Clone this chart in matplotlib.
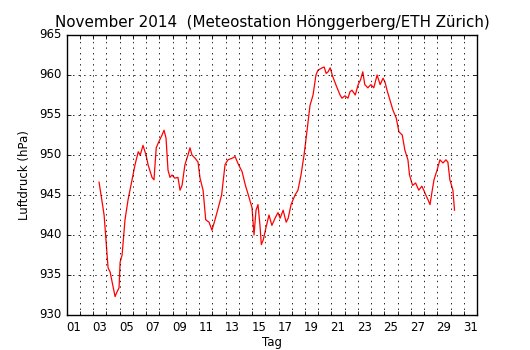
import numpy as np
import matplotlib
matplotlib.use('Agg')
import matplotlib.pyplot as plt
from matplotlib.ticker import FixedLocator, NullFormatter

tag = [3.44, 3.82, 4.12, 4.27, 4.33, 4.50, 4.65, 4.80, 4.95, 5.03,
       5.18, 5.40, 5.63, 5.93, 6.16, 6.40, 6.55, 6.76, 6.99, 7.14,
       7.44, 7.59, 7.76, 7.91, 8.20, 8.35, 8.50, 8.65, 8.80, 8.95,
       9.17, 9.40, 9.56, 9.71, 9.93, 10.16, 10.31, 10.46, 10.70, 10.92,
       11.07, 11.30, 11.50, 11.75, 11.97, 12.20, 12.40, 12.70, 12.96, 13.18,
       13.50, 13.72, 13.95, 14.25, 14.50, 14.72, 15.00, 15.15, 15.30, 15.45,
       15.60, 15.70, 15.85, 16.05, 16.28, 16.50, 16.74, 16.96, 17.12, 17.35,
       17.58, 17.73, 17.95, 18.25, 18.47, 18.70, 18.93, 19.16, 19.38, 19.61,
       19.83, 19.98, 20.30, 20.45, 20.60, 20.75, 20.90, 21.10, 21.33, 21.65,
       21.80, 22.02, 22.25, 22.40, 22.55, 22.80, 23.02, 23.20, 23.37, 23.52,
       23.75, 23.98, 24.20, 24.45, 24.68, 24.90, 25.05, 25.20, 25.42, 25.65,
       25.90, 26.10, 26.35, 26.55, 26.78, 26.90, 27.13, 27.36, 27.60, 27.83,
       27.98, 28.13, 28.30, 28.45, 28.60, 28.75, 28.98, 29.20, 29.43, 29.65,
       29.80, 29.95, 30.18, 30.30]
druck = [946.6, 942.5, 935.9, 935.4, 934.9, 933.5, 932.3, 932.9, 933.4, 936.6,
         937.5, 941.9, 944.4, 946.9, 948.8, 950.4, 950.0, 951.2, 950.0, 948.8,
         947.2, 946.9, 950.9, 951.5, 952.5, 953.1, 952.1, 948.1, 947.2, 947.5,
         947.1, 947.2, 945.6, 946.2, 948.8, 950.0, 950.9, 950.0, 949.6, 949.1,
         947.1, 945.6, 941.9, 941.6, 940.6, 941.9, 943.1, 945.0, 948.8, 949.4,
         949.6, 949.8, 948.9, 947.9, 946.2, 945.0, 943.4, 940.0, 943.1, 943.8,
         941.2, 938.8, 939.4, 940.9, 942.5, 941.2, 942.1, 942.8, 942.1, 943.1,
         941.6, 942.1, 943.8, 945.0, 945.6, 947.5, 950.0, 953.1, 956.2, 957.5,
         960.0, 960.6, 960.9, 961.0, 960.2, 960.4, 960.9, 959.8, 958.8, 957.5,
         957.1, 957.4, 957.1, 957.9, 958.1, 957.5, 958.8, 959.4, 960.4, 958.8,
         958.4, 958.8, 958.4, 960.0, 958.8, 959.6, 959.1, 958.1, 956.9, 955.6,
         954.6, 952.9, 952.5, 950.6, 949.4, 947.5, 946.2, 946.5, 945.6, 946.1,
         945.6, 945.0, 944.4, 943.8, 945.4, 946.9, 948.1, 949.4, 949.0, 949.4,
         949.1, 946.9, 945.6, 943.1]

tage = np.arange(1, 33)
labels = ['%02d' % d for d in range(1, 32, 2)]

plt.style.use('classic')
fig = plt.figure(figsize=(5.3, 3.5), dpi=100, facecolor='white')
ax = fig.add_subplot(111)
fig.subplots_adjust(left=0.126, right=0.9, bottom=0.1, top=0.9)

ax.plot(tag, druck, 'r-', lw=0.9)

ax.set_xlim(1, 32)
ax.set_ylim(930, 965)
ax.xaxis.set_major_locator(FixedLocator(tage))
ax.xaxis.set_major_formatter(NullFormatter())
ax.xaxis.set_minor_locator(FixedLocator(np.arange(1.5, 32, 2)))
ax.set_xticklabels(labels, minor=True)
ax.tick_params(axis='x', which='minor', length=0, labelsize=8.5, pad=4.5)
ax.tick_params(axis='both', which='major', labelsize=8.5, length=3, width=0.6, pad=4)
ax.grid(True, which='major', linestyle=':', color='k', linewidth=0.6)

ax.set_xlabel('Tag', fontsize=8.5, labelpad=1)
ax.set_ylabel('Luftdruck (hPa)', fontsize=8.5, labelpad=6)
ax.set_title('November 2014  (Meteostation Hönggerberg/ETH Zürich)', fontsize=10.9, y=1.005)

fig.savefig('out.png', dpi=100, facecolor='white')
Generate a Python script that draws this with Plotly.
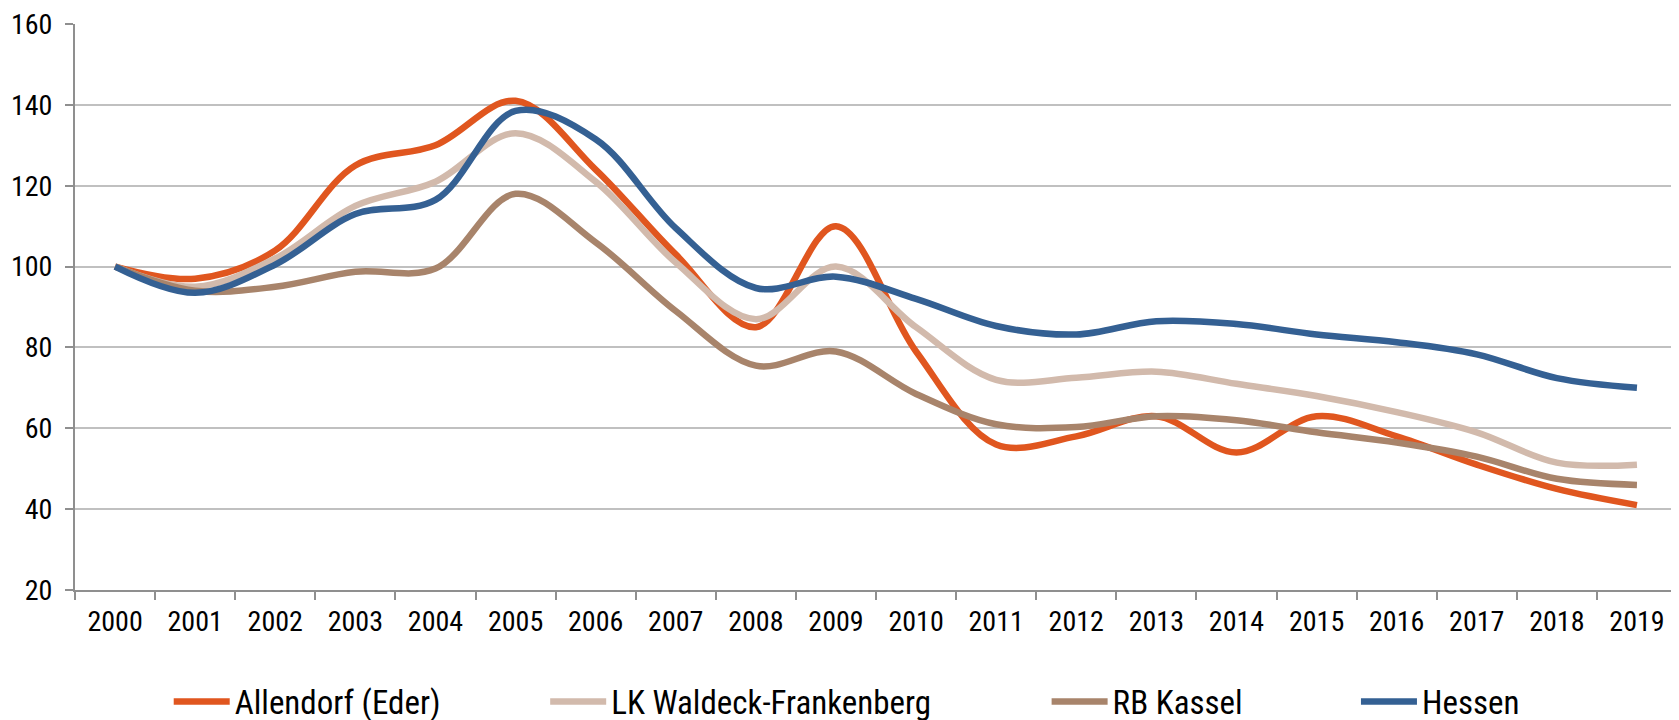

# [Request]
Leave the pictures out and reproduce exactly the lines from the top of the listing above through the line with "from matplotlib.ticker import".

# [Solution for this exercise]
Clone this chart in matplotlib.
import numpy as np
import matplotlib
matplotlib.use('Agg')
import matplotlib.pyplot as plt
from matplotlib.ticker import FixedLocator, NullFormatter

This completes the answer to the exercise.